We covered much ground in this conversation, with no real new territory apart from the physical manifestation of my emotions. I spoke of how I felt last year with his comment about my behaviour as compared to the Nazis. His version was it was a measure of how hurtful he had found my honesty. I asked him what I had said then and also during this meeting that he found hurtful, so brutal, so destructive? He could not tell me. All he said was he finds my honesty hurtful as I’m insensitive and inconsiderate to his feelings and that makes me selfish. Its why he hates the journey I am on, because I am one of the few if only person that has the audacity to challenge his beliefs.
My father talked about how sad he felt about how I felt towards him. I said that’s OK, why wouldn’t he feel sad? I told him I too feel sad that I’ve failed my own daughters in my own inadequate fathering, something I’m trying to make amends with through the work I’m doing to grow. I told my father I’m no longer prepared to sugar coat things and tell him what he only wants to hear. Its another point we agreed to disagree on. He chooses to remain a co-dependent people pleaser to avoid conflict. The adult intellectual part of me understands where this needs comes from. My inner child did not. All I knew was growing up in my family did not feel safe, secure nor loving. I did not feel seen, validated, nor accepted for who I was. My mother was a rageaholic and my father did not protect me from her abuse. There was also much religious hypocrisy that has left me with a distaste for organised religion.
I told him there is nothing he can do for me. I am no longer seeking his approval and now on my own path to individuation. This is my work for me to do. If he does not agree with my life choice’s, I cant help as I no longer feel it’s a child’s duty to subjugate their feelings to keep a parent happy.

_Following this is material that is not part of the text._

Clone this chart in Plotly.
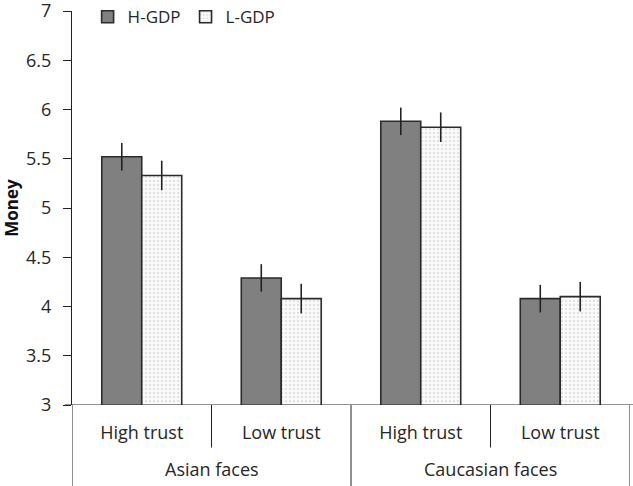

Even in writing this article feels in some way like a betrayal of the family system I was raised in. “dont upset your father….” My father’s desire to project out the image of the perfect loving caring family is being challenged. And if there is one thing for sure that is guaranteed to elicit narcissistic rage is for someone to defy their belief system.
For me, i no longer need to be perfect – its OK to be perfectly imperfect, after all im only human.